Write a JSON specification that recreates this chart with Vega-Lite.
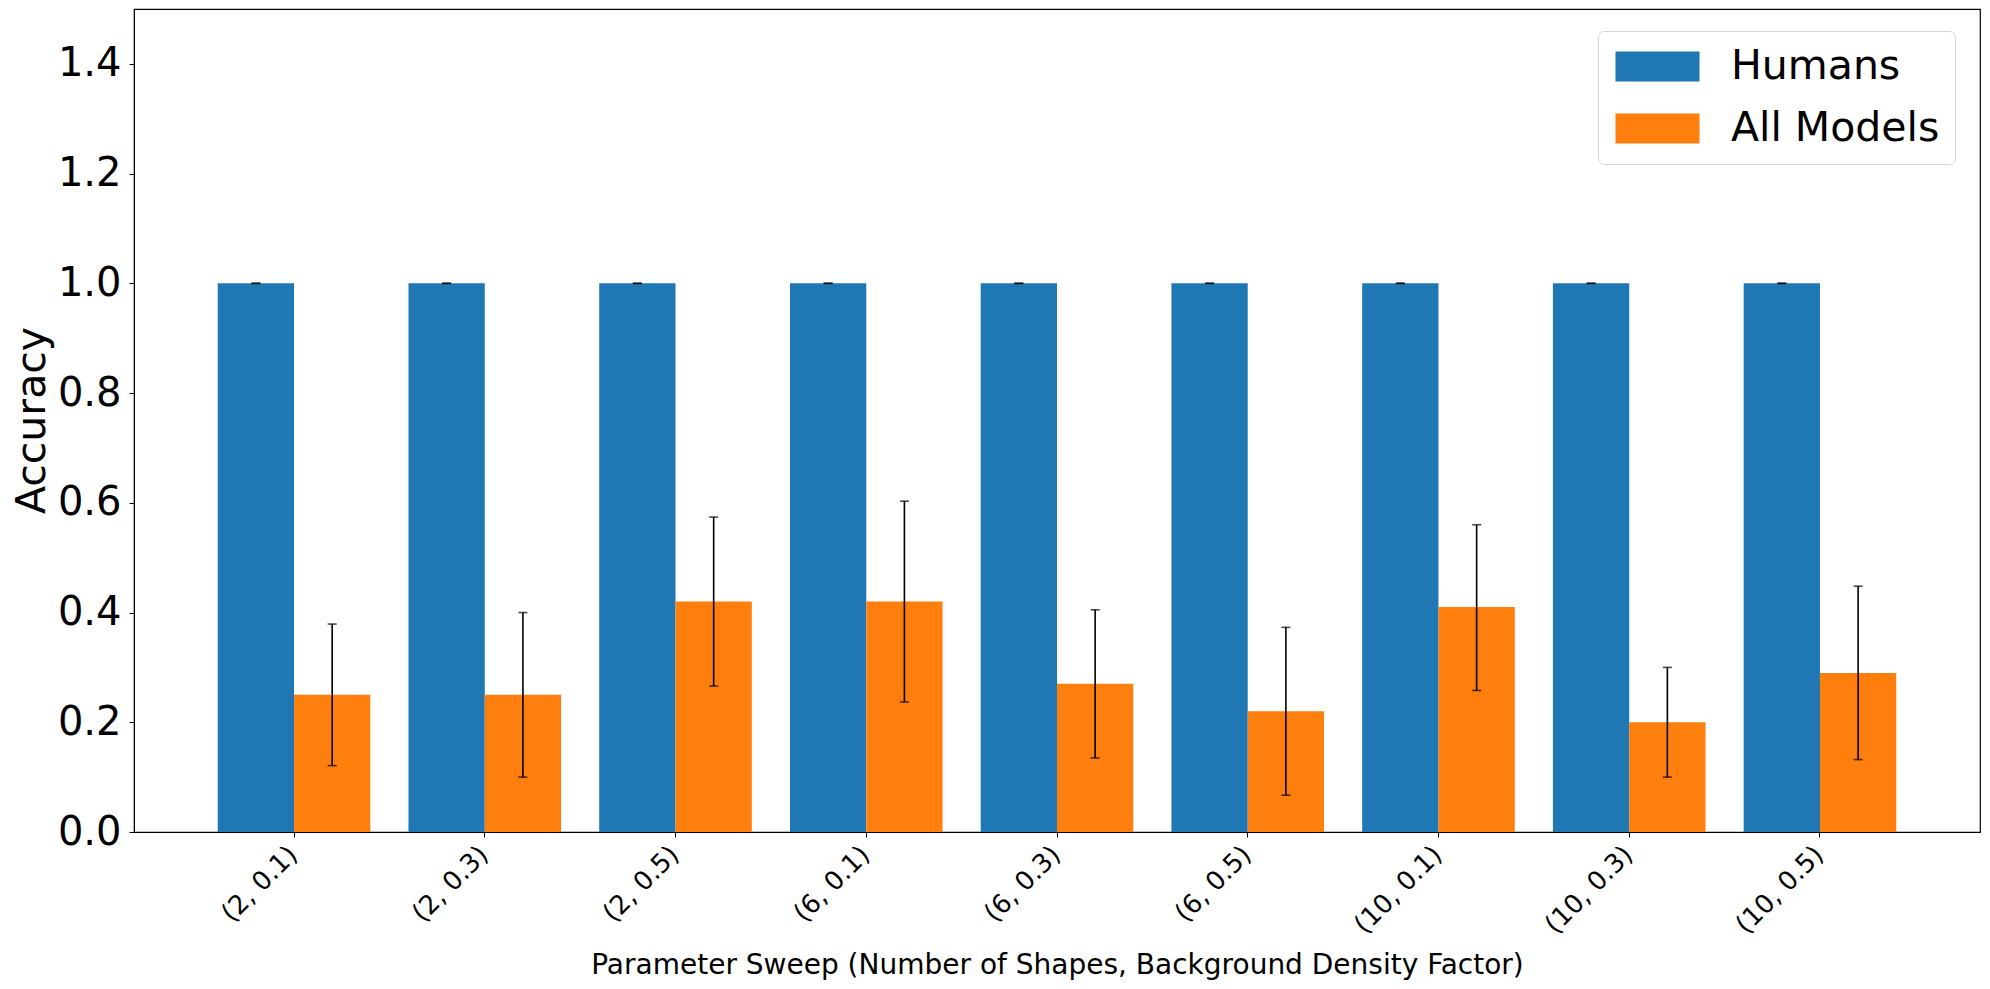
{
  "$schema": "https://vega.github.io/schema/vega-lite/v6.json",
  "width": 1846,
  "height": 823,
  "autosize": {"type": "none"},
  "padding": {"left": 134, "top": 9, "right": 10, "bottom": 157},
  "background": "white",
  "config": {
    "font": "DejaVu Sans",
    "view": {"stroke": "black", "strokeWidth": 1.2},
    "axis": {"grid": false, "domainColor": "black", "tickColor": "black", "labelColor": "black", "titleColor": "black", "labelFont": "DejaVu Sans", "titleFont": "DejaVu Sans", "titleFontWeight": "normal"}
  },
  "data": {
    "values": [
      {"param": "(2, 0.1)", "group": "Humans", "value": 1.0, "lower": 1.0, "upper": 1.0},
      {"param": "(2, 0.1)", "group": "All Models", "value": 0.25, "lower": 0.121, "upper": 0.379},
      {"param": "(2, 0.3)", "group": "Humans", "value": 1.0, "lower": 1.0, "upper": 1.0},
      {"param": "(2, 0.3)", "group": "All Models", "value": 0.25, "lower": 0.10, "upper": 0.40},
      {"param": "(2, 0.5)", "group": "Humans", "value": 1.0, "lower": 1.0, "upper": 1.0},
      {"param": "(2, 0.5)", "group": "All Models", "value": 0.42, "lower": 0.266, "upper": 0.574},
      {"param": "(6, 0.1)", "group": "Humans", "value": 1.0, "lower": 1.0, "upper": 1.0},
      {"param": "(6, 0.1)", "group": "All Models", "value": 0.42, "lower": 0.237, "upper": 0.603},
      {"param": "(6, 0.3)", "group": "Humans", "value": 1.0, "lower": 1.0, "upper": 1.0},
      {"param": "(6, 0.3)", "group": "All Models", "value": 0.27, "lower": 0.135, "upper": 0.405},
      {"param": "(6, 0.5)", "group": "Humans", "value": 1.0, "lower": 1.0, "upper": 1.0},
      {"param": "(6, 0.5)", "group": "All Models", "value": 0.22, "lower": 0.067, "upper": 0.373},
      {"param": "(10, 0.1)", "group": "Humans", "value": 1.0, "lower": 1.0, "upper": 1.0},
      {"param": "(10, 0.1)", "group": "All Models", "value": 0.41, "lower": 0.258, "upper": 0.560},
      {"param": "(10, 0.3)", "group": "Humans", "value": 1.0, "lower": 1.0, "upper": 1.0},
      {"param": "(10, 0.3)", "group": "All Models", "value": 0.20, "lower": 0.10, "upper": 0.30},
      {"param": "(10, 0.5)", "group": "Humans", "value": 1.0, "lower": 1.0, "upper": 1.0},
      {"param": "(10, 0.5)", "group": "All Models", "value": 0.29, "lower": 0.132, "upper": 0.448}
    ]
  },
  "encoding": {
    "x": {
      "field": "param",
      "type": "nominal",
      "sort": null,
      "scale": {"paddingInner": 0.2, "paddingOuter": 0.439},
      "axis": {
        "title": "Parameter Sweep (Number of Shapes, Background Density Factor)",
        "titleFontSize": 28,
        "titleY": 133,
        "titleBaseline": "middle",
        "labelAngle": -45,
        "labelAlign": "right",
        "labelBaseline": "top",
        "labelFontSize": 26,
        "labelPadding": 4,
        "tickSize": 5,
        "labelOffset": -10
      }
    },
    "xOffset": {"field": "group", "type": "nominal", "sort": ["Humans", "All Models"]}
  },
  "layer": [
    {
      "mark": {"type": "bar"},
      "encoding": {
        "y": {
          "field": "value",
          "type": "quantitative",
          "scale": {"domain": [0, 1.5], "nice": false},
          "axis": {
            "title": "Accuracy",
            "titleFontSize": 41,
            "titleX": -102,
            "titleY": 411,
            "titleAngle": -90,
            "titleAlign": "center",
            "titleBaseline": "middle",
            "values": [0, 0.2, 0.4, 0.6, 0.8, 1.0, 1.2, 1.4],
            "format": ".1f",
            "labelFontSize": 40,
            "labelPadding": 8,
            "tickSize": 5
          }
        },
        "color": {
          "field": "group",
          "type": "nominal",
          "sort": ["Humans", "All Models"],
          "scale": {"domain": ["Humans", "All Models"], "range": ["#1f77b4", "#ff7f0e"]},
          "legend": {
            "title": null,
            "orient": "none",
            "legendX": 1464,
            "legendY": 22,
            "symbolType": "M-1.2,-1H4.4V1H-1.2Z",
            "symbolSize": 900,
            "symbolStrokeWidth": 0,
            "symbolOpacity": 1,
            "labelFontSize": 41,
            "labelOffset": 77,
            "labelLimit": 500,
            "labelColor": "black",
            "rowPadding": 20,
            "padding": 15,
            "strokeColor": "#d5d5d5",
            "fillColor": "white",
            "cornerRadius": 6
          }
        }
      }
    },
    {
      "mark": {"type": "rule", "color": "black", "strokeWidth": 1.6},
      "encoding": {
        "y": {"field": "lower", "type": "quantitative"},
        "y2": {"field": "upper"}
      }
    },
    {
      "mark": {"type": "tick", "color": "black", "size": 9, "thickness": 1.6, "orient": "horizontal"},
      "encoding": {
        "y": {"field": "lower", "type": "quantitative"}
      }
    },
    {
      "mark": {"type": "tick", "color": "black", "size": 9, "thickness": 1.6, "orient": "horizontal"},
      "encoding": {
        "y": {"field": "upper", "type": "quantitative"}
      }
    }
  ]
}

==*==

▶ _YOUR OBJECTIVE_:
Copy each line above precisely, dropping the pictures.

▶ _RESPONSE_:
Write a JSON specification that recreates this chart with Vega-Lite.
{
  "$schema": "https://vega.github.io/schema/vega-lite/v6.json",
  "width": 1846,
  "height": 823,
  "autosize": {"type": "none"},
  "padding": {"left": 134, "top": 9, "right": 10, "bottom": 157},
  "background": "white",
  "config": {
    "font": "DejaVu Sans",
    "view": {"stroke": "black", "strokeWidth": 1.2},
    "axis": {"grid": false, "domainColor": "black", "tickColor": "black", "labelColor": "black", "titleColor": "black", "labelFont": "DejaVu Sans", "titleFont": "DejaVu Sans", "titleFontWeight": "normal"}
  },
  "data": {
    "values": [
      {"param": "(2, 0.1)", "group": "Humans", "value": 1.0, "lower": 1.0, "upper": 1.0},
      {"param": "(2, 0.1)", "group": "All Models", "value": 0.25, "lower": 0.121, "upper": 0.379},
      {"param": "(2, 0.3)", "group": "Humans", "value": 1.0, "lower": 1.0, "upper": 1.0},
      {"param": "(2, 0.3)", "group": "All Models", "value": 0.25, "lower": 0.10, "upper": 0.40},
      {"param": "(2, 0.5)", "group": "Humans", "value": 1.0, "lower": 1.0, "upper": 1.0},
      {"param": "(2, 0.5)", "group": "All Models", "value": 0.42, "lower": 0.266, "upper": 0.574},
      {"param": "(6, 0.1)", "group": "Humans", "value": 1.0, "lower": 1.0, "upper": 1.0},
      {"param": "(6, 0.1)", "group": "All Models", "value": 0.42, "lower": 0.237, "upper": 0.603},
      {"param": "(6, 0.3)", "group": "Humans", "value": 1.0, "lower": 1.0, "upper": 1.0},
      {"param": "(6, 0.3)", "group": "All Models", "value": 0.27, "lower": 0.135, "upper": 0.405},
      {"param": "(6, 0.5)", "group": "Humans", "value": 1.0, "lower": 1.0, "upper": 1.0},
      {"param": "(6, 0.5)", "group": "All Models", "value": 0.22, "lower": 0.067, "upper": 0.373},
      {"param": "(10, 0.1)", "group": "Humans", "value": 1.0, "lower": 1.0, "upper": 1.0},
      {"param": "(10, 0.1)", "group": "All Models", "value": 0.41, "lower": 0.258, "upper": 0.560},
      {"param": "(10, 0.3)", "group": "Humans", "value": 1.0, "lower": 1.0, "upper": 1.0},
      {"param": "(10, 0.3)", "group": "All Models", "value": 0.20, "lower": 0.10, "upper": 0.30},
      {"param": "(10, 0.5)", "group": "Humans", "value": 1.0, "lower": 1.0, "upper": 1.0},
      {"param": "(10, 0.5)", "group": "All Models", "value": 0.29, "lower": 0.132, "upper": 0.448}
    ]
  },
  "encoding": {
    "x": {
      "field": "param",
      "type": "nominal",
      "sort": null,
      "scale": {"paddingInner": 0.2, "paddingOuter": 0.439},
      "axis": {
        "title": "Parameter Sweep (Number of Shapes, Background Density Factor)",
        "titleFontSize": 28,
        "titleY": 133,
        "titleBaseline": "middle",
        "labelAngle": -45,
        "labelAlign": "right",
        "labelBaseline": "top",
        "labelFontSize": 26,
        "labelPadding": 4,
        "tickSize": 5,
        "labelOffset": -10
      }
    },
    "xOffset": {"field": "group", "type": "nominal", "sort": ["Humans", "All Models"]}
  },
  "layer": [
    {
      "mark": {"type": "bar"},
      "encoding": {
        "y": {
          "field": "value",
          "type": "quantitative",
          "scale": {"domain": [0, 1.5], "nice": false},
          "axis": {
            "title": "Accuracy",
            "titleFontSize": 41,
            "titleX": -102,
            "titleY": 411,
            "titleAngle": -90,
            "titleAlign": "center",
            "titleBaseline": "middle",
            "values": [0, 0.2, 0.4, 0.6, 0.8, 1.0, 1.2, 1.4],
            "format": ".1f",
            "labelFontSize": 40,
            "labelPadding": 8,
            "tickSize": 5
          }
        },
        "color": {
          "field": "group",
          "type": "nominal",
          "sort": ["Humans", "All Models"],
          "scale": {"domain": ["Humans", "All Models"], "range": ["#1f77b4", "#ff7f0e"]},
          "legend": {
            "title": null,
            "orient": "none",
            "legendX": 1464,
            "legendY": 22,
            "symbolType": "M-1.2,-1H4.4V1H-1.2Z",
            "symbolSize": 900,
            "symbolStrokeWidth": 0,
            "symbolOpacity": 1,
            "labelFontSize": 41,
            "labelOffset": 77,
            "labelLimit": 500,
            "labelColor": "black",
            "rowPadding": 20,
            "padding": 15,
            "strokeColor": "#d5d5d5",
            "fillColor": "white",
            "cornerRadius": 6
          }
        }
      }
    },
    {
      "mark": {"type": "rule", "color": "black", "strokeWidth": 1.6},
      "encoding": {
        "y": {"field": "lower", "type": "quantitative"},
        "y2": {"field": "upper"}
      }
    },
    {
      "mark": {"type": "tick", "color": "black", "size": 9, "thickness": 1.6, "orient": "horizontal"},
      "encoding": {
        "y": {"field": "lower", "type": "quantitative"}
      }
    },
    {
      "mark": {"type": "tick", "color": "black", "size": 9, "thickness": 1.6, "orient": "horizontal"},
      "encoding": {
        "y": {"field": "upper", "type": "quantitative"}
      }
    }
  ]
}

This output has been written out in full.